Ky. Bill to Repeal Clergy 'Silent Right'

A state legislator has outraged religious groups by introducing a bill that would abolish the right clergy now have to stay silent when they learn in a confessional that a child has been abused.

The legislation strikes at a central Christian tenet that is also written into state law, guaranteeing confidentiality when priests or ministers are acting as spiritual advisers.

"People are not going to violate their oath," said the Rev. Nancy Jo Kemper, a Protestant minister. "They'll go to jail."

Kentucky already requires members of the public, including clergy, to notify civil authorities about child abuse if they learn about the wrongdoing outside of the confessional.
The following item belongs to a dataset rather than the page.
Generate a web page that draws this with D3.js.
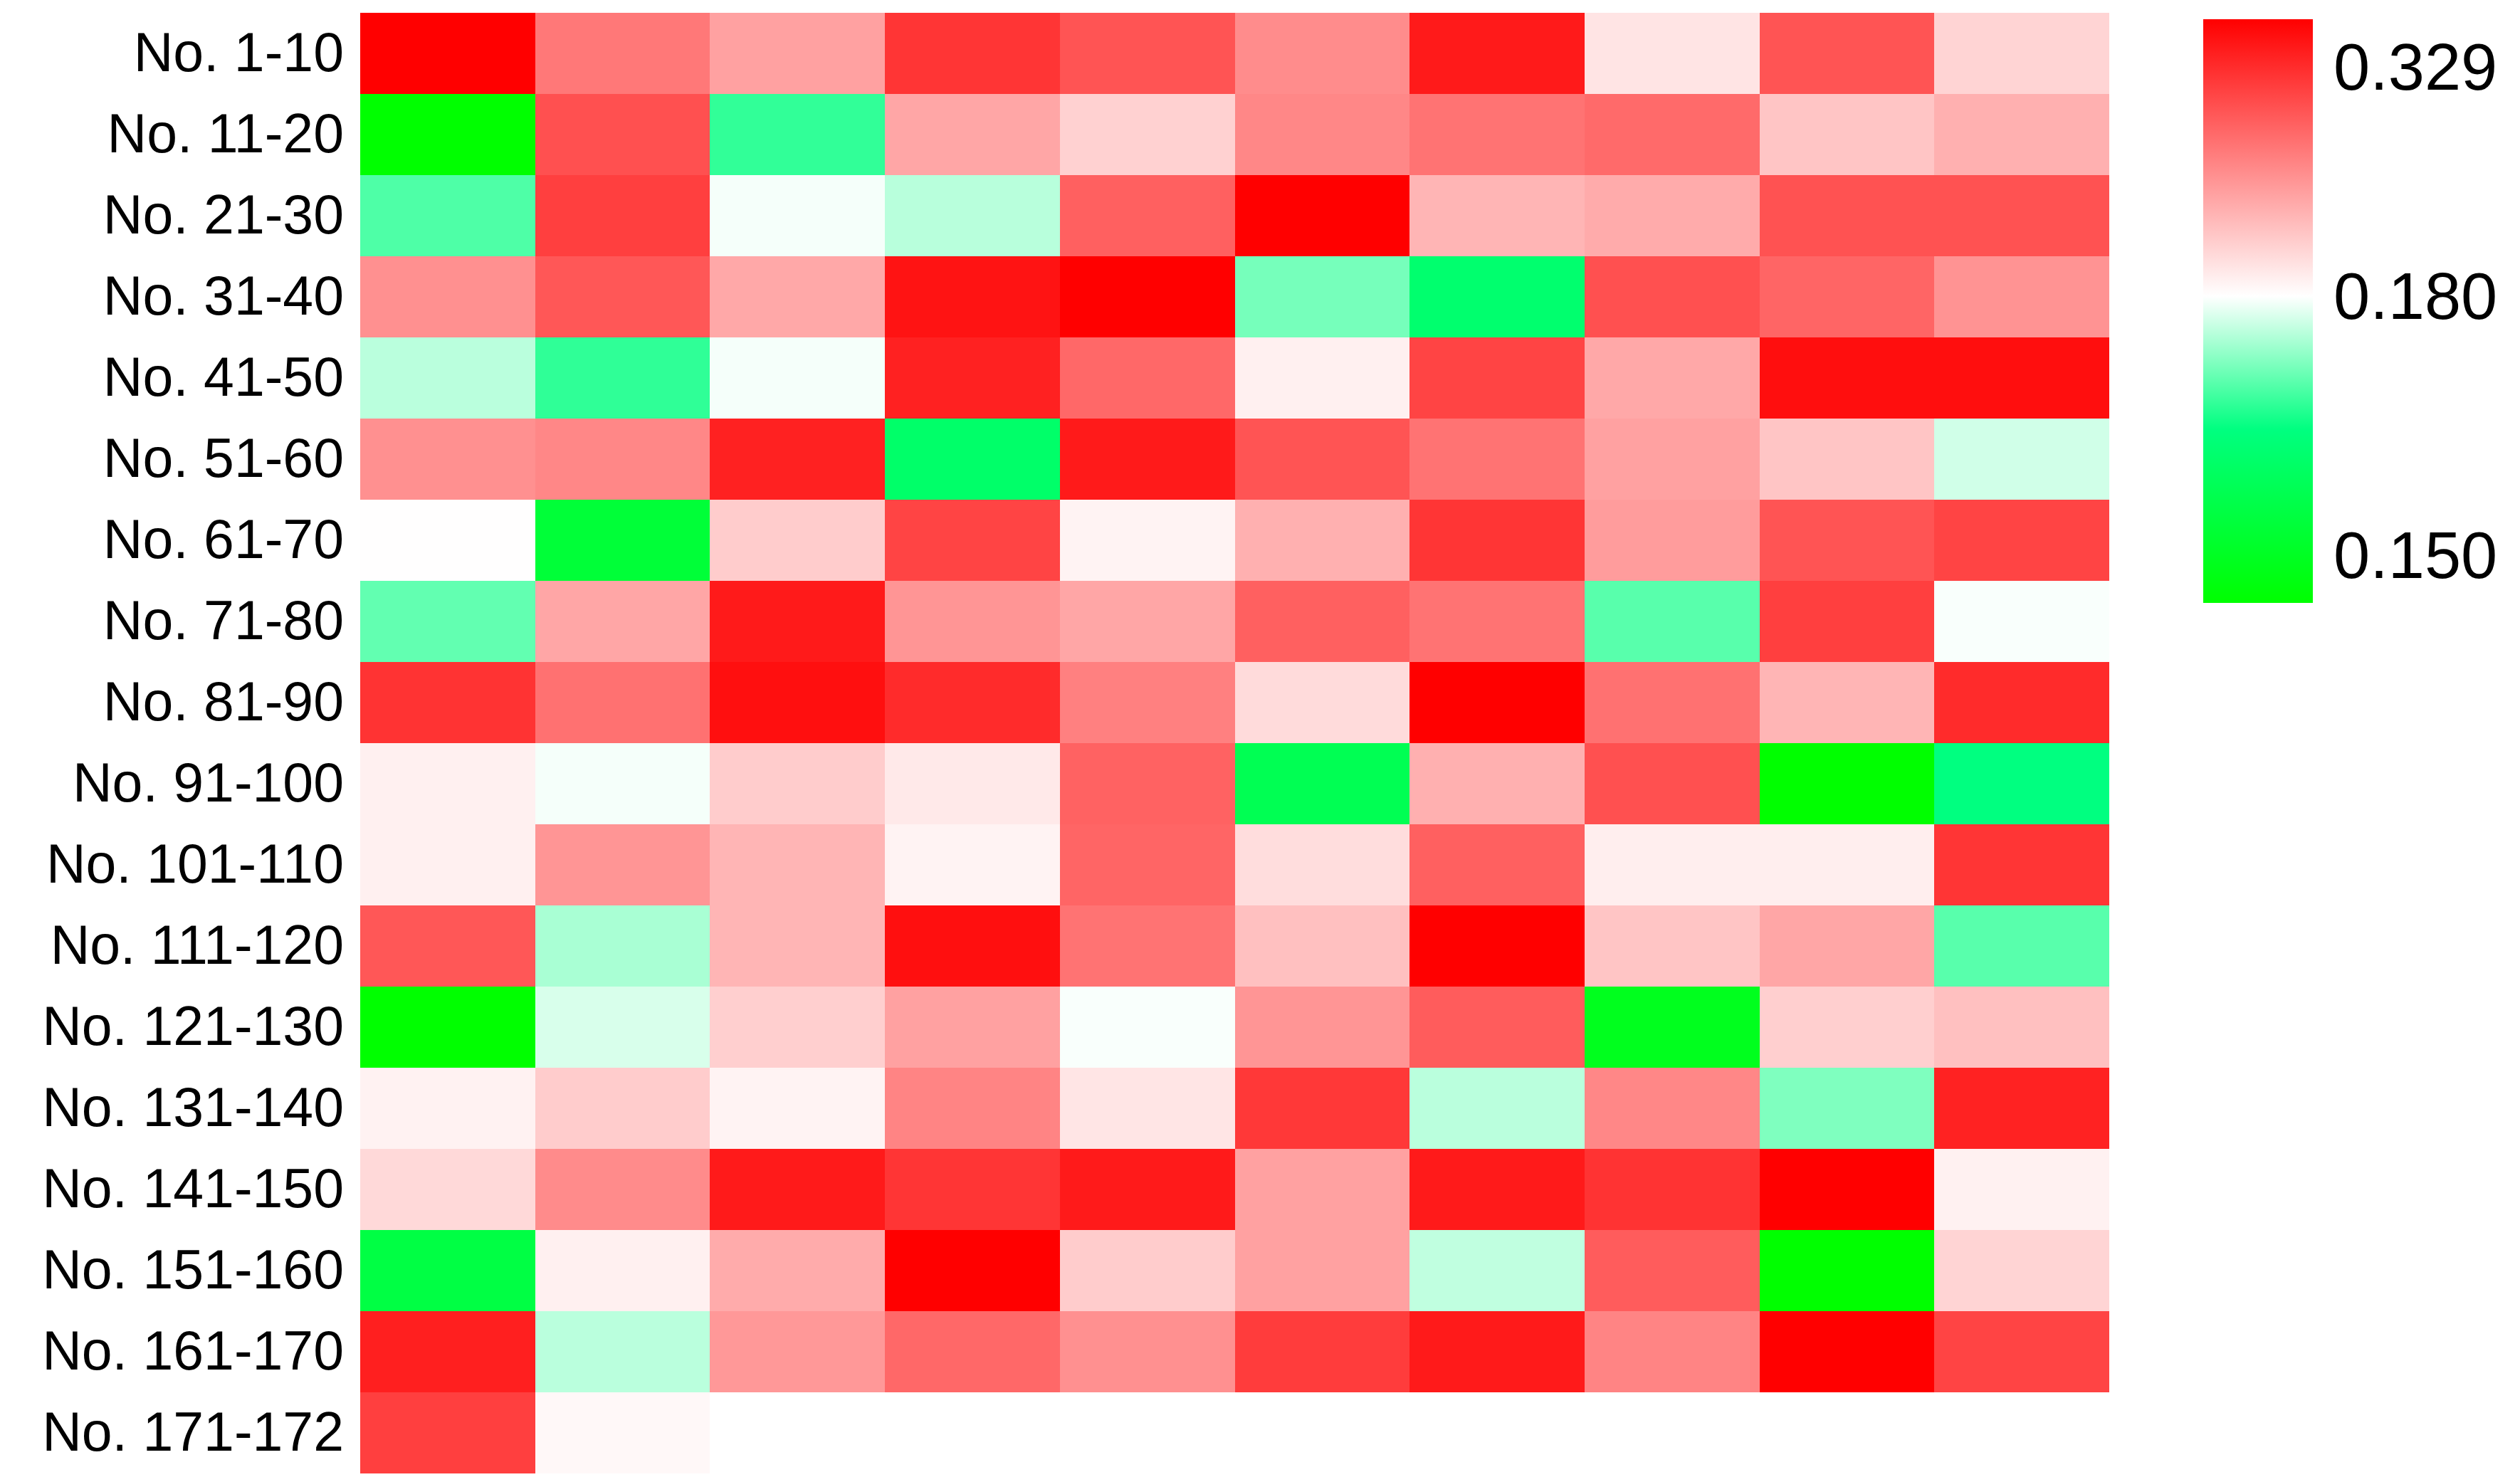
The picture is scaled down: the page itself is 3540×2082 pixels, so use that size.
<!DOCTYPE html>
<html>
<head>
<meta charset="utf-8">
<script src="https://cdn.jsdelivr.net/npm/d3@7"></script>
<style>
  body { margin: 0; background: #fff; }
  text { font-family: "Liberation Sans", Arial, sans-serif; fill: #000; }
</style>
</head>
<body>
<div id="heatmap"></div>
<script>
var svgWidth = 3540;
var svgHeight = 2082;

// row groups (10 samples per row) and position inside the group
var rowLabels = ["No. 1-10", "No. 11-20", "No. 21-30", "No. 31-40", "No. 41-50",
  "No. 51-60", "No. 61-70", "No. 71-80", "No. 81-90", "No. 91-100",
  "No. 101-110", "No. 111-120", "No. 121-130", "No. 131-140", "No. 141-150",
  "No. 151-160", "No. 161-170", "No. 171-172"];
var colKeys = [1, 2, 3, 4, 5, 6, 7, 8, 9, 10];

// values, one list per row
var values = [
  [0.329, 0.259, 0.235, 0.298, 0.280, 0.247, 0.314, 0.196, 0.280, 0.205],
  [0.150, 0.282, 0.1695, 0.232, 0.207, 0.250, 0.262, 0.267, 0.214, 0.226],
  [0.171, 0.292, 0.1795, 0.1764, 0.273, 0.329, 0.223, 0.229, 0.281, 0.281],
  [0.245, 0.278, 0.231, 0.318, 0.329, 0.173, 0.1646, 0.282, 0.270, 0.243],
  [0.1765, 0.1694, 0.1795, 0.310, 0.268, 0.189, 0.289, 0.231, 0.321, 0.321],
  [0.245, 0.250, 0.310, 0.164, 0.314, 0.280, 0.262, 0.235, 0.214, 0.1776],
  [0.1805, 0.1575, 0.210, 0.289, 0.187, 0.226, 0.298, 0.238, 0.280, 0.289],
  [0.172, 0.232, 0.314, 0.242, 0.232, 0.273, 0.262, 0.1715, 0.292, 0.1797],
  [0.299, 0.263, 0.320, 0.304, 0.2545, 0.201, 0.329, 0.263, 0.223, 0.304],
  [0.189, 0.1795, 0.210, 0.193, 0.272, 0.161, 0.226, 0.282, 0.150, 0.167],
  [0.189, 0.242, 0.223, 0.187, 0.270, 0.200, 0.273, 0.190, 0.190, 0.298],
  [0.278, 0.1756, 0.223, 0.320, 0.262, 0.217, 0.329, 0.214, 0.232, 0.1715],
  [0.150, 0.178, 0.208, 0.235, 0.1797, 0.242, 0.275, 0.154, 0.208, 0.217],
  [0.1875, 0.210, 0.187, 0.252, 0.195, 0.296, 0.1765, 0.250, 0.1735, 0.309],
  [0.202, 0.248, 0.314, 0.298, 0.314, 0.235, 0.314, 0.299, 0.329, 0.188],
  [0.159, 0.189, 0.229, 0.329, 0.210, 0.235, 0.1768, 0.275, 0.150, 0.205],
  [0.311, 0.1765, 0.240, 0.268, 0.245, 0.294, 0.314, 0.252, 0.329, 0.289],
  [0.292, 0.184]
];

var legendTicks = [0.150, 0.180, 0.329];
var colorStops = [0.150, 0.167, 0.180, 0.329];
var colorRange = ["#00ff00", "#00ff80", "#ffffff", "#ff0000"];

var svg = d3.select("#heatmap")
  .append("svg")
  .attr("width", svgWidth)
  .attr("height", svgHeight)
  .style("display", "block");

var xScale = d3.scaleBand().domain(colKeys).range([506, 2963]);
var yScale = d3.scaleBand().domain(rowLabels).range([18, 2070]);
var color = d3.scaleLinear().domain(colorStops).range(colorRange).clamp(true);

// flatten rows into cells
var cells = [];
values.forEach(function(row, i) {
  row.forEach(function(v, j) {
    cells.push({ row: rowLabels[i], col: colKeys[j], value: v });
  });
});

svg.append("g")
  .selectAll("rect")
  .data(cells)
  .enter()
  .append("rect")
  .attr("x", function(d) { return xScale(d.col); })
  .attr("y", function(d) { return yScale(d.row); })
  .attr("width", xScale.bandwidth())
  .attr("height", yScale.bandwidth())
  .attr("fill", function(d) { return color(d.value); })
  .attr("shape-rendering", "crispEdges");

// row labels
var leftAxis = d3.axisLeft(yScale).tickSize(0).tickPadding(23);
var yAxis = svg.append("g")
  .attr("transform", "translate(" + xScale.range()[0] + ",0)")
  .call(leftAxis);
yAxis.select(".domain").remove();
yAxis.selectAll("text")
  .style("font-family", "'Liberation Sans', Arial, sans-serif")
  .style("font-size", "77px")
  .attr("fill", "#000");

// colour legend
var legendX = 3095;
var legendW = 154;
var legendTop = 27;
var legendBottom = 847;
var legendY = d3.scaleLinear().domain(legendTicks).range([legendBottom, 416, legendTop]);

var grad = svg.append("defs")
  .append("linearGradient")
  .attr("id", "legend-grad")
  .attr("x1", 0).attr("y1", 0)
  .attr("x2", 0).attr("y2", 1);

grad.selectAll("stop")
  .data(colorStops.slice().reverse())
  .enter()
  .append("stop")
  .attr("offset", function(d) { return (legendY(d) - legendTop) / (legendBottom - legendTop); })
  .attr("stop-color", function(d) { return color(d); });

svg.append("rect")
  .attr("x", legendX)
  .attr("y", legendTop)
  .attr("width", legendW)
  .attr("height", legendBottom - legendTop)
  .attr("fill", "url(#legend-grad)");

svg.append("g")
  .selectAll("text")
  .data(legendTicks)
  .enter()
  .append("text")
  .attr("x", legendX + legendW + 29)
  .attr("y", function(d) {
    return Math.max(legendTop + 67, Math.min(legendBottom - 67, legendY(d)));
  })
  .attr("dy", "0.35em")
  .style("font-size", "92px")
  .text(function(d) { return d3.format(".3f")(d); });
</script>
</body>
</html>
But Democratic Rep. Susan Westrom, a former therapist who worked with abused children, felt the law should go further. She said "horror stories" of sex abuse in the Roman Catholic Church and Jehovah's Witnesses led her to introduce the legislation.

"That just made my skin crawl," Westrom said Friday.

Under her proposal, the "clergy-penitent privilege" would be eliminated only in cases of child abuse or neglect.

The Catholic Conference of Kentucky said Westrom's legislation violated the First Amendment right of religious freedom. A similar bill proposed last year in Connecticut failed.

"This is not a victims' rights issue," said Scott Wegenast, the conference's lobbyist in Frankfort. "It violates a tenet of our faith, the sacrament of penance, which is an absolutely confidential conversation between the penitent and a priest and it cannot abridged."

Under church law, a priest who disclosed a confession could be excommunicated, Wegenast said.

Kentucky has been hit especially hard by the sex abuse crisis that has battered the Catholic church nationwide.

About 200 civil lawsuits are pending against the Archdiocese of Louisville, alleging sexual abuse by priests and others associated with the church. The Lexington bishop, the Rev. J. Kendrick Williams, resigned last year after he was accused of abuse. The state also is home to victim advocates who have accused the Jehovah's Witnesses of covering up abuse within the denomination.

An advocate for abuse victims said it is right for Westrom to challenge an "archaic, harmful internal church rule."

"No right is absolute, whether it's free speech or free assembly or free religion," David Clohessy, national director of Survivors Network of Those Abused by Priests. "If an exception is to be made to the clergy-penitent privilege, I think this is a smart and good one to make."